一応ホームページがございますので、興味がある方はこちらをご覧ください。

景気動向指数研究会 - 内閣府

 

 これによりますと9つの経済動向を示す指標があって、それを元に”総合的に”判断しているそうです。

ちなみに、その9つの指標というのは

 

・生産指数(鉱工業)
・鉱工業用生産財出荷指数
・耐久消費財出荷指数
・所定外労働時間指数(調査産業計)
・投資財出荷指数(除輸送機械)
・商業販売額(小売業 前年同月比)
・商業販売額(卸売業 前年同月比)
・営業利益率(全産業)
・有効求人倍率(除学卒)

 

です。

まぁ、どうでも良いですね。細かい内容は(笑)。

ただ、一つここで強調しておきたいのは、「総合的に判断する」という言葉の恐ろしさです。

 

「9つの指標があって、それが何個以上、どれくらい悪化したら景気後退とする」というような明確なルールがあれば良いのですが、そんなルールがないのです。あくまで”参考にする”だけで、研究会の人たちが”総合的に判断する”。つまり、実際の数字がどうだろうが、研究会の参加者たちの判断で何とでも言えるということなのです。

 

ちなみに、この研究会のホームページに去年の12月13日に行われた会議の議事録が掲載されていて、下記のような記述があります。

 

「昔の景気と今の景気はずいぶん変わったところもあり、景気とは一体何かというのは本研究会が抱えているテーマ。
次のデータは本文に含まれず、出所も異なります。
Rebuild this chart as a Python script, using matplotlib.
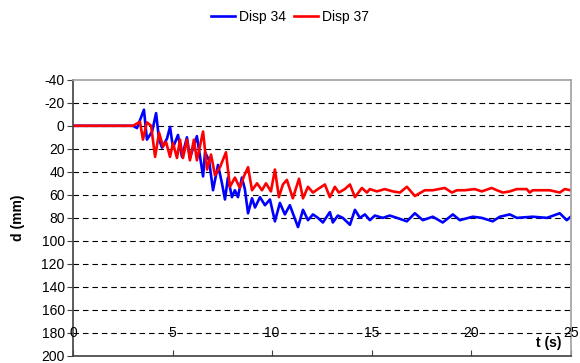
import matplotlib
matplotlib.use("Agg")
import matplotlib.pyplot as plt

plt.rcParams['font.family'] = ['Liberation Sans', 'DejaVu Sans']
plt.rcParams['axes.unicode_minus'] = False

# Disp 34 (blue)
t34 = [0, 3.01, 3.21, 3.56, 3.71, 3.97, 4.17, 4.32, 4.47, 4.72, 4.87, 5.02, 5.27, 5.47,
       5.72, 5.87, 6.22, 6.38, 6.53, 6.63, 6.83, 7.03, 7.28, 7.48, 7.63, 7.78, 7.98,
       8.13, 8.28, 8.48, 8.63, 8.79, 8.99, 9.14, 9.39, 9.64, 9.89, 10.14, 10.39, 10.64,
       10.89, 11.30, 11.55, 11.80, 12.05, 12.30, 12.55, 12.90, 13.05, 13.30, 13.55,
       13.91, 14.16, 14.41, 14.66, 14.91, 15.16, 15.56, 15.91, 16.27, 16.77, 17.17,
       17.57, 18.07, 18.57, 19.08, 19.43, 20.08, 20.53, 21.08, 21.44, 21.94, 22.29,
       23.09, 23.80, 24.45, 24.80, 25.0]
d34 = [0, 0, 2, -14, 12, 5, -11, 12, 19, 11, 1, 19, 8, 27,
       10, 28, 9, 27, 44, 23, 30, 56, 34, 50, 64, 45, 62,
       56, 62, 45, 55, 76, 63, 71, 62, 69, 64, 83, 67, 77,
       69, 88, 73, 82, 77, 80, 84, 75, 84, 78, 80,
       86, 73, 80, 77, 82, 78, 80, 78, 80, 83, 76,
       82, 79, 84, 77, 82, 79, 80, 83, 79, 77, 80,
       79, 80, 76, 82, 79]

# Disp 37 (red)
t37 = [0, 3.01, 3.21, 3.36, 3.51, 3.71, 3.92, 4.12, 4.32, 4.52, 4.67, 4.87, 5.02, 5.22,
       5.37, 5.52, 5.72, 5.87, 6.07, 6.22, 6.53, 6.73, 6.93, 7.13, 7.38, 7.68, 7.88,
       8.13, 8.38, 8.58, 8.79, 8.99, 9.24, 9.49, 9.69, 9.94, 10.14, 10.34, 10.54, 10.74,
       11.04, 11.35, 11.55, 11.80, 12.05, 12.30, 12.65, 12.90, 13.15, 13.35, 13.65,
       13.91, 14.16, 14.51, 14.76, 14.91, 15.26, 15.66, 16.06, 16.42, 16.77, 17.17,
       17.67, 18.07, 18.67, 19.03, 19.28, 19.68, 20.18, 20.53, 21.03, 21.29, 21.59,
       21.94, 22.29, 22.79, 22.94, 23.09, 23.95, 24.45, 24.70, 25.0]
d37 = [0, 0, -2, -3.5, 12, -3, 0, 27, 6, 18, 14, 27, 15, 28,
       12, 28, 12, 30, 12, 30, 5, 38, 25, 43, 36, 23, 53,
       45, 54, 44, 36, 56, 50, 56, 50, 57, 38, 62, 51, 47,
       63, 46, 63, 53, 58, 55, 51, 62, 53, 58, 55,
       51, 62, 54, 58, 55, 57, 55, 57, 58, 53, 61,
       56, 56, 54, 58, 56, 56, 55, 57, 54, 56, 58,
       57, 55, 55, 58, 56, 56, 58, 55, 56]

yticks = list(range(-40, 201, 20))
xticks = [0, 5, 10, 15, 20, 25]

fig = plt.figure(figsize=(5.8, 3.63), dpi=100)
ax = fig.add_axes([0.126, 0.0193, 0.858, 0.761])

ax.plot(t34, d34, color='#0000ff', lw=1.9, label='Disp 34', solid_joinstyle='round')
ax.plot(t37, d37, color='#ff0000', lw=1.9, label='Disp 37', solid_joinstyle='round')

ax.set_xlim(0, 25)
ax.set_ylim(200, -40)
ax.set_yticks(yticks)
ax.set_xticks(xticks)
ax.set_xticklabels([])
ax.tick_params(axis='x', direction='in', length=4, color='#404040')
ax.tick_params(axis='y', direction='out', length=4, color='#404040', labelsize=10, pad=2)

for y in yticks[1:]:
    ax.axhline(y, color='black', lw=0.8, dashes=(5, 3.5), zorder=0)

# x tick labels drawn at d = 180 like the original
for x in xticks:
    ax.text(x, 180, str(x), ha='center', va='center', fontsize=10)

ax.text(23.9, 189, 't (s)', ha='center', va='center', fontsize=10, fontweight='bold')
ax.set_ylabel('d (mm)', fontsize=10, fontweight='bold', labelpad=12)

ax.spines['left'].set_color('#404040')
ax.spines['bottom'].set_color('#404040')
ax.spines['top'].set_color('#a0a0a0')
ax.spines['right'].set_color('#a0a0a0')
for s in ax.spines.values():
    s.set_linewidth(1.2)

fig.legend(loc='center', bbox_to_anchor=(0.5, 0.953), ncol=2, frameon=False,
           fontsize=10, handlelength=1.7, handletextpad=0.3, columnspacing=0.6)

fig.savefig('out.png', dpi=100)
」

 

これ・・・すごくないですか?

難しい表現になってますが、要するに

 

「景気って言葉は難しい。景気って一体何だろうね。分かんないね。」

 

ということなんですよww

内閣の景気判断を左右する研究会のお偉いさん方が一時間以上も議論しておいて、結論がこれwww

 

指標や統計の見方が間違えれば判断も間違える

奇しくも先日の国会答弁において、厚労省の不正統計問題が官邸からの指示だったんじゃないかという質問に対し安倍総理は「統計が間違えればマクロ(経済)政策も間違える。正しいマクロ政策を行うには、正しい統計に基づかなければならない。官邸からそのような統計操作を指示するわけがない。」というような趣旨のことを言っていました(テレビでチラッと見たので詳細はちょっと違うかもしれません)。

 

それは全くその通りで、統計が誤れば政策も誤ります。

そして統計というものは人間が解釈しなければ”ただの数字の羅列”に過ぎず、統計を意味ある物にするためには、何らかの政治的、哲学的な解釈が必要になります。

そのような解釈を与え、統計に意味を持たせ、それを国民の生活のために活用するのが政治家の役割です。

 

何十年も経済学を学び、学会でそれなりの地位にいながら「景気って何だろうね。分かんないね。」などという研究会が示した”景気動向指数”とやらに政治家が左右されるようなことがあってはなりません。

そのような研究会が示した指数よりも、国民生活を実際にその肌で感じ、国民生活のために何ができるのかを考え抜く姿勢。それこそが政治家に求められる矜持なのではないでしょうか。